## [DATA TO USE]
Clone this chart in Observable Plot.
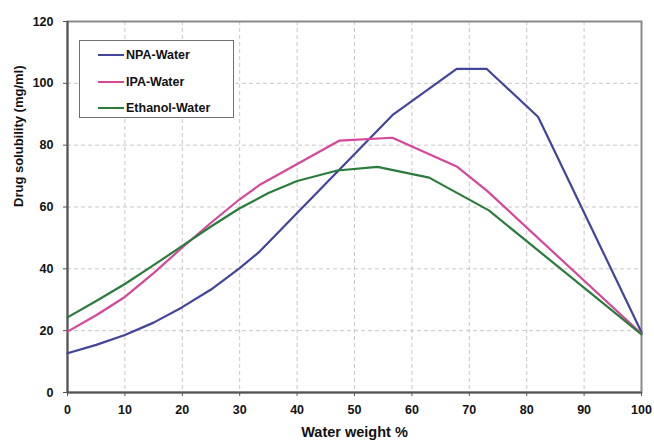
<!DOCTYPE html>
<html>
<head>
<meta charset="utf-8">
<script src="https://cdn.jsdelivr.net/npm/d3@7"></script>
<script src="https://cdn.jsdelivr.net/npm/@observablehq/plot@0.6"></script>
<style>
  html, body { margin: 0; padding: 0; background: #fff; }
  #wrap { position: relative; width: 654px; height: 445px; font-family: "Liberation Sans", Arial, sans-serif; }
  #legend {
    position: absolute; left: 79px; top: 40px; width: 155px; height: 78px;
    border: 1.5px solid #707070; background: #fff; box-sizing: border-box;
    font-weight: bold; font-size: 12.5px; color: #111;
  }
  #legend .row { position: absolute; left: 18px; height: 16px; display: flex; align-items: center; }
  #legend .sw { width: 26px; height: 2px; margin-right: 2px; }
</style>
</head>
<body>
<div id="wrap"></div>
<script>
// Drug solubility (mg/ml) vs water weight % for three solvent–water mixtures
const series = ["NPA-Water", "IPA-Water", "Ethanol-Water"];
const colors = ["#43449c", "#d6479a", "#2b7c3c"];

const npaX = [0, 5, 10, 15, 20, 25, 30, 33.3, 56.6, 67.8, 73, 82, 100];
const npaY = [12.7, 15.4, 18.6, 22.6, 27.6, 33.3, 40.2, 45.3, 89.7, 104.7, 104.7, 89.1, 19.5];

const ipaX = [0, 5, 10, 15, 20, 25, 30, 33.6, 47.4, 56.6, 67.9, 73.1, 100];
const ipaY = [19.7, 25.0, 30.9, 38.6, 46.9, 54.9, 62.5, 67.3, 81.5, 82.4, 73.0, 65.2, 19.0];

const ethX = [0, 5, 10, 15, 20, 25, 30, 35, 40, 47, 54, 63, 73.4, 100];
const ethY = [24.3, 29.6, 35.1, 41.2, 47.4, 53.7, 59.6, 64.5, 68.4, 71.8, 73.0, 69.5, 58.9, 18.8];

const xTicks = [0, 10, 20, 30, 40, 50, 60, 70, 80, 90, 100];
const yTicks = [0, 20, 40, 60, 80, 100, 120];

const rows = [];
[[npaX, npaY], [ipaX, ipaY], [ethX, ethY]].forEach(([xs, ys], i) => {
  xs.forEach((x, j) => rows.push({series: series[i], x, y: ys[j]}));
});

const gridStyle = {stroke: "#ccc6c6", strokeOpacity: 1, strokeDasharray: "4,3", strokeWidth: 1};

const chart = Plot.plot({
  width: 654,
  height: 445,
  marginLeft: 67,
  marginRight: 13,
  marginTop: 21,
  marginBottom: 53,
  style: {fontFamily: "'Liberation Sans', Arial, sans-serif", fontSize: "12.5px", fontWeight: "bold", color: "#111", background: "#fff"},
  x: {domain: [0, 100]},
  y: {domain: [0, 120]},
  color: {domain: series, range: colors},
  marks: [
    Plot.gridX(xTicks.filter(d => d > 0 && d < 100), gridStyle),
    Plot.gridY(yTicks.filter(d => d > 0 && d < 120), gridStyle),
    Plot.frame({stroke: "#8a8a8a", strokeWidth: 2}),
    Plot.axisX(xTicks, {tickSize: 4, tickPadding: 9, label: null, stroke: "#555"}),
    Plot.axisY(yTicks, {tickSize: 4, tickPadding: 10, label: null, stroke: "#555"}),
    Plot.ruleX([0], {stroke: "#555", strokeWidth: 2}),
    Plot.ruleY([0], {stroke: "#555", strokeWidth: 2}),
    Plot.line(rows, {x: "x", y: "y", z: "series", stroke: "series", strokeWidth: 2.2}),
    Plot.text(["Water weight %"], {frameAnchor: "bottom", dy: 44, fontWeight: "bold", fontSize: 14.5}),
    Plot.text(["Drug solubility (mg/ml)"], {frameAnchor: "left", dx: -49, rotate: -90, fontWeight: "bold", fontSize: 13})
  ]
});

const wrap = document.getElementById("wrap");
wrap.appendChild(chart);

// Legend box drawn over the plot area
const legend = document.createElement("div");
legend.id = "legend";
series.forEach((name, i) => {
  const row = document.createElement("div");
  row.className = "row";
  row.style.top = (6 + i * 26.5) + "px";
  const sw = document.createElement("span");
  sw.className = "sw";
  sw.style.background = colors[i];
  const label = document.createElement("span");
  label.textContent = name;
  row.appendChild(sw);
  row.appendChild(label);
  legend.appendChild(row);
});
wrap.appendChild(legend);
</script>
</body>
</html>
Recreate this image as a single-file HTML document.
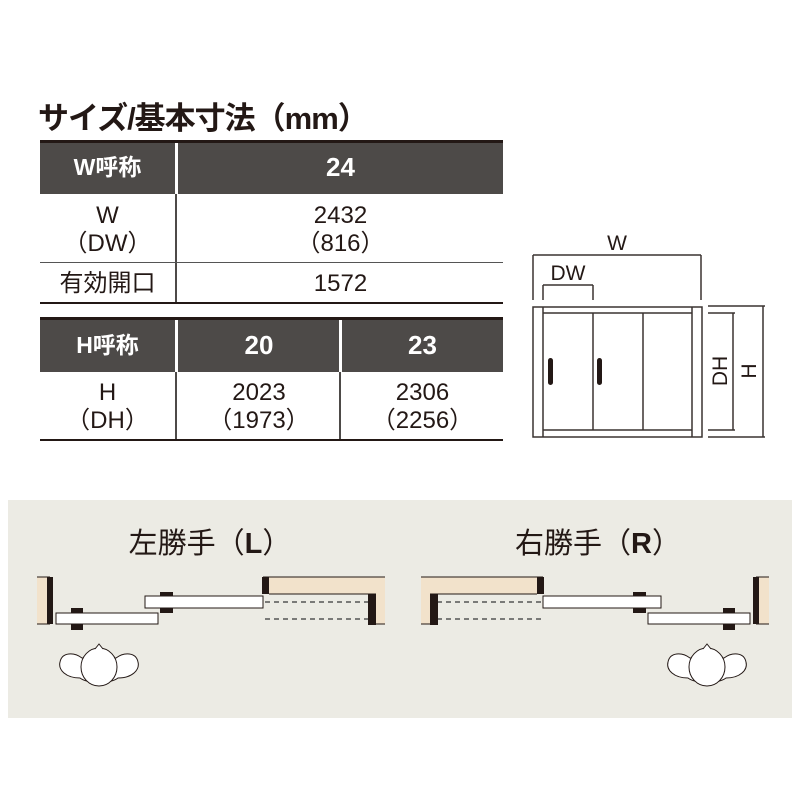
<!DOCTYPE html>
<html><head><meta charset="utf-8"><style>
body{margin:0;width:800px;height:800px;background:#fff;position:relative;overflow:hidden;font-family:"Liberation Sans","Noto Sans CJK JP",sans-serif;color:#231815}
.a{position:absolute}
.t{position:absolute;text-align:center;font-size:24px;line-height:28px}
.h{background:#4d4a48;color:#fff;font-weight:bold;font-size:25px}
</style></head><body>
<div class="a" style="left:38px;top:93px;font-size:31px;font-weight:bold;letter-spacing:-1px;white-space:nowrap">サイズ/基本寸法（mm）</div>

<div class="a h" style="left:40px;top:140px;width:463px;height:54px;border-top:3px solid #231815;box-sizing:border-box"></div>
<div class="a" style="left:175px;top:143px;width:3px;height:51px;background:#fff"></div>
<div class="t" style="left:40px;top:153px;width:135px;color:#fff;font-weight:bold;font-size:23px">W呼称</div>
<div class="t" style="left:178px;top:153px;width:325px;color:#fff;font-weight:bold;font-size:26px">24</div>
<div class="a" style="left:175px;top:194px;width:2px;height:110px;background:#4d4a48"></div>
<div class="t" style="left:40px;top:202px;width:135px">W<br>（DW）</div>
<div class="t" style="left:178px;top:202px;width:325px">2432<br>（816）</div>
<div class="a" style="left:40px;top:262px;width:463px;height:1px;background:#555"></div>
<div class="t" style="left:40px;top:270px;width:135px">有効開口</div>
<div class="t" style="left:178px;top:270px;width:325px">1572</div>
<div class="a" style="left:40px;top:302px;width:463px;height:2px;background:#231815"></div>

<div class="a h" style="left:40px;top:317px;width:463px;height:55px;border-top:3px solid #231815;box-sizing:border-box"></div>
<div class="a" style="left:339px;top:320px;width:3px;height:52px;background:#fff"></div>
<div class="a" style="left:175px;top:320px;width:3px;height:52px;background:#fff"></div>
<div class="t" style="left:40px;top:331px;width:135px;color:#fff;font-weight:bold;font-size:23px">H呼称</div>
<div class="t" style="left:178px;top:331px;width:162px;color:#fff;font-weight:bold;font-size:26px">20</div>
<div class="t" style="left:342px;top:331px;width:161px;color:#fff;font-weight:bold;font-size:26px">23</div>
<div class="a" style="left:175px;top:372px;width:2px;height:68px;background:#4d4a48"></div>
<div class="a" style="left:339px;top:372px;width:2px;height:68px;background:#4d4a48"></div>
<div class="t" style="left:40px;top:379px;width:135px">H<br>（DH）</div>
<div class="t" style="left:178px;top:379px;width:162px">2023<br>（1973）</div>
<div class="t" style="left:342px;top:379px;width:161px">2306<br>（2256）</div>
<div class="a" style="left:40px;top:439px;width:463px;height:2px;background:#231815"></div>

<svg class="a" style="left:0;top:0" width="800" height="800">
<g stroke="#3a3330" fill="none" stroke-width="1.5">
<rect x="533" y="307" width="169" height="130"/>
<line x1="543" y1="307" x2="543" y2="437"/><line x1="692" y1="307" x2="692" y2="437"/>
<line x1="543" y1="313" x2="692" y2="313"/><line x1="543" y1="430" x2="692" y2="430"/>
<line x1="593" y1="313" x2="593" y2="430"/><line x1="643" y1="313" x2="643" y2="430"/>
<line x1="533" y1="255" x2="701" y2="255"/><line x1="533" y1="255" x2="533" y2="300"/><line x1="701" y1="255" x2="701" y2="300"/>
<line x1="543" y1="285" x2="593" y2="285"/><line x1="543" y1="285" x2="543" y2="300"/><line x1="593" y1="285" x2="593" y2="300"/>
<line x1="708" y1="313" x2="735" y2="313"/><line x1="708" y1="430" x2="735" y2="430"/><line x1="733" y1="313" x2="733" y2="430"/>
<line x1="708" y1="306" x2="765" y2="306"/><line x1="708" y1="437" x2="765" y2="437"/><line x1="763" y1="306" x2="763" y2="437"/>
</g>
<rect x="548" y="358" width="5" height="27" rx="2.5" fill="#231815"/>
<rect x="597" y="358" width="5" height="27" rx="2.5" fill="#231815"/>
<g fill="#231815" font-size="21" font-family="Liberation Sans,sans-serif">
<text x="617" y="250" text-anchor="middle">W</text>
<text x="568" y="280" text-anchor="middle">DW</text>
<text transform="translate(727,371) rotate(-90)" text-anchor="middle">DH</text>
<text transform="translate(756,371) rotate(-90)" text-anchor="middle">H</text>
</g>
<rect x="8" y="500" width="784" height="218" fill="#ecebe4"/>
<g font-size="29" fill="#231815" font-family="Liberation Sans,Noto Sans CJK JP,sans-serif" text-anchor="middle">
<text x="210" y="553">左勝手（<tspan font-weight="bold">L</tspan>）</text>
<text x="598" y="553">右勝手（<tspan font-weight="bold">R</tspan>）</text>
</g>
<defs><g id="plan">
<rect x="37" y="577" width="13" height="47" fill="#f2e2cb"/>
<line x1="37" y1="577" x2="50" y2="577" stroke="#231815"/><line x1="37" y1="624" x2="50" y2="624" stroke="#231815"/>
<rect x="47" y="577" width="6" height="47" fill="#231815"/>
<rect x="71" y="608" width="12" height="22" fill="#231815"/>
<rect x="56" y="613" width="102" height="11" fill="#fff" stroke="#231815"/>
<rect x="160" y="592" width="13" height="21" fill="#231815"/>
<rect x="145" y="596" width="118" height="12" fill="#fff" stroke="#231815"/>
<path d="M263 577H385V624H376V594H269V577Z" fill="#f2e2cb"/>
<line x1="263" y1="577" x2="385" y2="577" stroke="#231815"/>
<line x1="269" y1="594" x2="376" y2="594" stroke="#231815"/>
<line x1="376" y1="624" x2="385" y2="624" stroke="#231815"/>
<rect x="262" y="577" width="7" height="17" fill="#231815"/>
<rect x="368" y="594" width="8" height="31" fill="#231815"/>
<g stroke="#555" stroke-dasharray="5,4" stroke-width="1.5"><line x1="265" y1="602" x2="368" y2="602"/><line x1="265" y1="619" x2="368" y2="619"/></g>
<path d="M82 658C74 652 62 652 60 662C58 670 66 678 80 678C88 684 110 684 118 678C132 678 140 670 138 662C136 652 124 652 116 658Z" fill="#fff" stroke="#231815"/>
<ellipse cx="99" cy="667" rx="18" ry="19" fill="#fff" stroke="#231815"/>
<path d="M95 649L99 644L103 649" fill="#fff" stroke="#231815"/>
</g></defs>
<use href="#plan"/>
<use href="#plan" transform="translate(806,0) scale(-1,1)"/>
</svg>
</body></html>
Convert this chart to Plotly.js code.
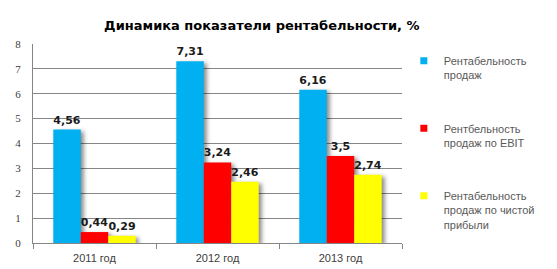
<!DOCTYPE html>
<html><head><meta charset="utf-8">
<script src="https://cdn.plot.ly/plotly-3.0.1.min.js"></script>
<style>
body{margin:0;background:#fff}
#chart{width:557px;height:269px}
.bars .point path{filter:drop-shadow(3px 2px 2px rgba(0,0,0,0.45))}
</style></head>
<body><div id="chart"></div>
<script>
const categories = ['2011 год','2012 год','2013 год'];
const seriesNames = ['Рентабельность<br>продаж','Рентбельность<br>продаж по EBIT','Рентабельность<br>продаж по чистой<br>прибыли'];
const salesMargin = [4.56, 7.31, 6.16];
const ebitMargin = [0.44, 3.24, 3.5];
const netMargin = [0.29, 2.46, 2.74];
const colors = ['#00B0F0','#FF0000','#FFFF00'];
const yTicks = [0,1,2,3,4,5,6,7,8];

const series = [salesMargin, ebitMargin, netMargin];
const traces = series.map((vals,i)=>({
  type:'bar', x:categories, y:vals, name:seriesNames[i],
  showlegend:false,
  marker:{color:colors[i]},
  text: vals.map(v=>String(v).replace('.',',')),
  textposition:'outside', cliponaxis:false,
  textfont:{family:'DejaVu Sans', size:11, color:'#1a1a1a', weight:'bold'},
  hoverinfo:'skip'
}));
// legend entries with small square symbols
series.forEach((vals,i)=>{
  traces.push({type:'scatter', mode:'markers', x:[null], y:[null], name:seriesNames[i],
    legendgroup:'g'+i, showlegend:true,
    marker:{symbol:'square', size:7, color:colors[i]}, hoverinfo:'skip'});
});

const layout = {
  width:557, height:269,
  margin:{l:33, r:155, t:44, b:26},
  paper_bgcolor:'#fff', plot_bgcolor:'#fff',
  title:{text:'<b>Динамика показатели рентабельности, %</b>', x:0.47, xanchor:'center', y:0.905, yanchor:'middle',
    font:{family:'DejaVu Sans', size:13, color:'#000'}},
  barmode:'group', bargap:0.33, bargroupgap:0,
  showlegend:true,
  legend:{x:1.005, xanchor:'left', y:0.985, yanchor:'top', tracegroupgap:36,
    font:{family:'Liberation Sans', size:11, color:'#595959'}, bgcolor:'rgba(0,0,0,0)', valign:'top',
    itemwidth:30},
  xaxis:{tickson:'boundaries', ticks:'outside', ticklen:5, tickcolor:'#868686',
    showline:true, linecolor:'#868686', linewidth:1, ticklabelstandoff:5,
    tickfont:{family:'Liberation Sans', size:11, color:'#404040'}, fixedrange:true},
  yaxis:{range:[0,8], tickvals:yTicks, ticktext:yTicks.map(String), ticks:'',
    ticklabelstandoff:9,
    showline:true, linecolor:'#868686', linewidth:1, gridcolor:'#868686', gridwidth:1, zeroline:false,
    tickfont:{family:'Liberation Serif', size:11, color:'#404040'}, fixedrange:true}
};
Plotly.newPlot('chart', traces, layout, {staticPlot:true, displayModeBar:false});
</script></body></html>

## [WORK TO COMPLETE]
Start at the line above containing "Convert this chart to Plotly.js code." and stop at the line containing "const yTicks = [0,1,2,3,4,5,6,7,8];": print those lines and everything between them exactly, but not the pictures.

## [OUTPUT OF THE TASK]
Convert this chart to Plotly.js code.
<!DOCTYPE html>
<html><head><meta charset="utf-8">
<script src="https://cdn.plot.ly/plotly-3.0.1.min.js"></script>
<style>
body{margin:0;background:#fff}
#chart{width:557px;height:269px}
.bars .point path{filter:drop-shadow(3px 2px 2px rgba(0,0,0,0.45))}
</style></head>
<body><div id="chart"></div>
<script>
const categories = ['2011 год','2012 год','2013 год'];
const seriesNames = ['Рентабельность<br>продаж','Рентбельность<br>продаж по EBIT','Рентабельность<br>продаж по чистой<br>прибыли'];
const salesMargin = [4.56, 7.31, 6.16];
const ebitMargin = [0.44, 3.24, 3.5];
const netMargin = [0.29, 2.46, 2.74];
const colors = ['#00B0F0','#FF0000','#FFFF00'];
const yTicks = [0,1,2,3,4,5,6,7,8];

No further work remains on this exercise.